#### Given problem
From the very first line of the data to the line containing "import * as", retype everything exactly, leaving the pictures behind.

Start of Recorded data

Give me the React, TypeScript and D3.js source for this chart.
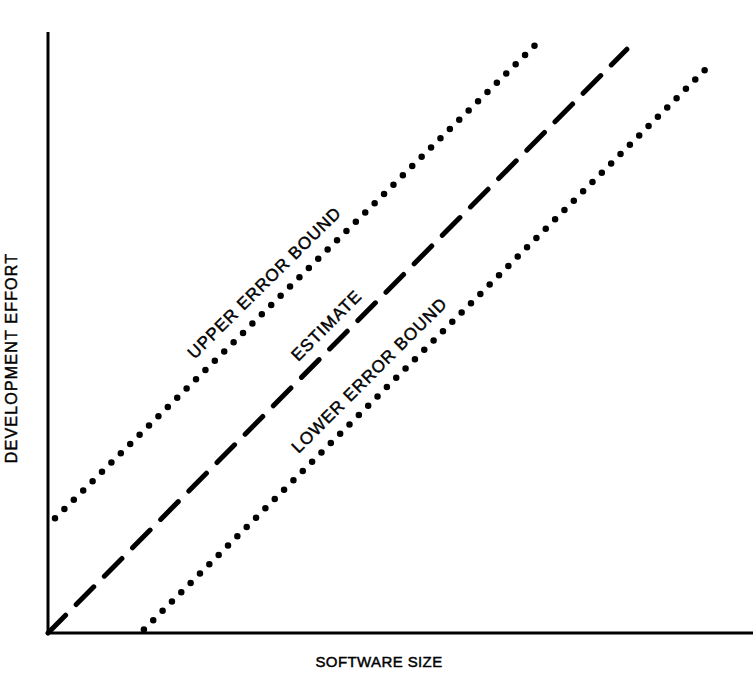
import React from "react";
import * as d3 from "d3";

// ---- data (units: arbitrary size / effort) ----
const upperBound = [
  { x: 1.0, y: 16.4 },
  { x: 70.3, y: 84.7 },
];
const estimate = [
  { x: 0, y: 0 },
  { x: 82.7, y: 83.4 },
];
const lowerBound = [
  { x: 13.7, y: 0.5 },
  { x: 94.7, y: 81.3 },
];
const seriesNames = ["UPPER ERROR BOUND", "ESTIMATE", "LOWER ERROR BOUND"];
const labelAt = [33.0, 41.7, 48.0]; // x-position (data) along each line where its label is centred
const xTitle = "SOFTWARE SIZE";
const yTitle = "DEVELOPMENT EFFORT";

const W = 753;
const H = 675;

export default function App() {
  const x = d3.scaleLinear().domain([0, 100]).range([48, 748]);
  const y = d3.scaleLinear().domain([0, 85]).range([633, 38]);
  const line = d3
    .line<{ x: number; y: number }>()
    .x((d) => x(d.x))
    .y((d) => y(d.y));

  const series = [upperBound, estimate, lowerBound];
  const styles = [
    { dash: "0 13.2", width: 6.5 },
    { dash: "25 15", width: 5 },
    { dash: "0 13.2", width: 6.5 },
  ];
  const perp = [15, 13, 15];
  const font = "'Liberation Sans', Arial, sans-serif";
  const textStyle = {
    fontFamily: font,
    fill: "#000",
    stroke: "#000",
    strokeWidth: 0.45,
  } as const;

  return (
    <svg width={W} height={H} style={{ position: "absolute", left: 0, top: 0, background: "#fff" }}>
      <rect width={W} height={H} fill="#fff" />
      {/* axes */}
      <line x1={x(0)} y1={y(0)} x2={x(0)} y2={32} stroke="#000" strokeWidth={3} />
      <line x1={x(0) - 1.5} y1={y(0)} x2={W} y2={y(0)} stroke="#000" strokeWidth={3} />
      {series.map((s, i) => (
        <path
          key={i}
          d={line(s) || ""}
          fill="none"
          stroke="#000"
          strokeWidth={styles[i].width}
          strokeDasharray={styles[i].dash}
          strokeLinecap="round"
        />
      ))}
      {series.map((s, i) => {
        const [a, b] = s;
        const t = (labelAt[i] - a.x) / (b.x - a.x);
        const px = x(a.x + t * (b.x - a.x));
        const py = y(a.y + t * (b.y - a.y));
        const ang = (Math.atan2(y(b.y) - y(a.y), x(b.x) - x(a.x)) * 180) / Math.PI;
        const rad = (ang * Math.PI) / 180;
        const ox = px + Math.sin(rad) * perp[i];
        const oy = py - Math.cos(rad) * perp[i];
        return (
          <text
            key={i}
            x={0}
            y={0}
            transform={`translate(${ox},${oy}) rotate(${ang})`}
            textAnchor="middle"
            fontSize={17}
            letterSpacing={1}
            {...textStyle}
          >
            {seriesNames[i]}
          </text>
        );
      })}
      <text x={379} y={667} textAnchor="middle" fontSize={15} letterSpacing={0.4} {...textStyle}>
        {xTitle}
      </text>
      <text
        transform={`translate(17,358) rotate(-90)`}
        textAnchor="middle"
        fontSize={16}
        letterSpacing={1.2}
        {...textStyle}
      >
        {yTitle}
      </text>
    </svg>
  );
}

End of Recorded data

#### The response
Give me the React, TypeScript and D3.js source for this chart.
import React from "react";
import * as d3 from "d3";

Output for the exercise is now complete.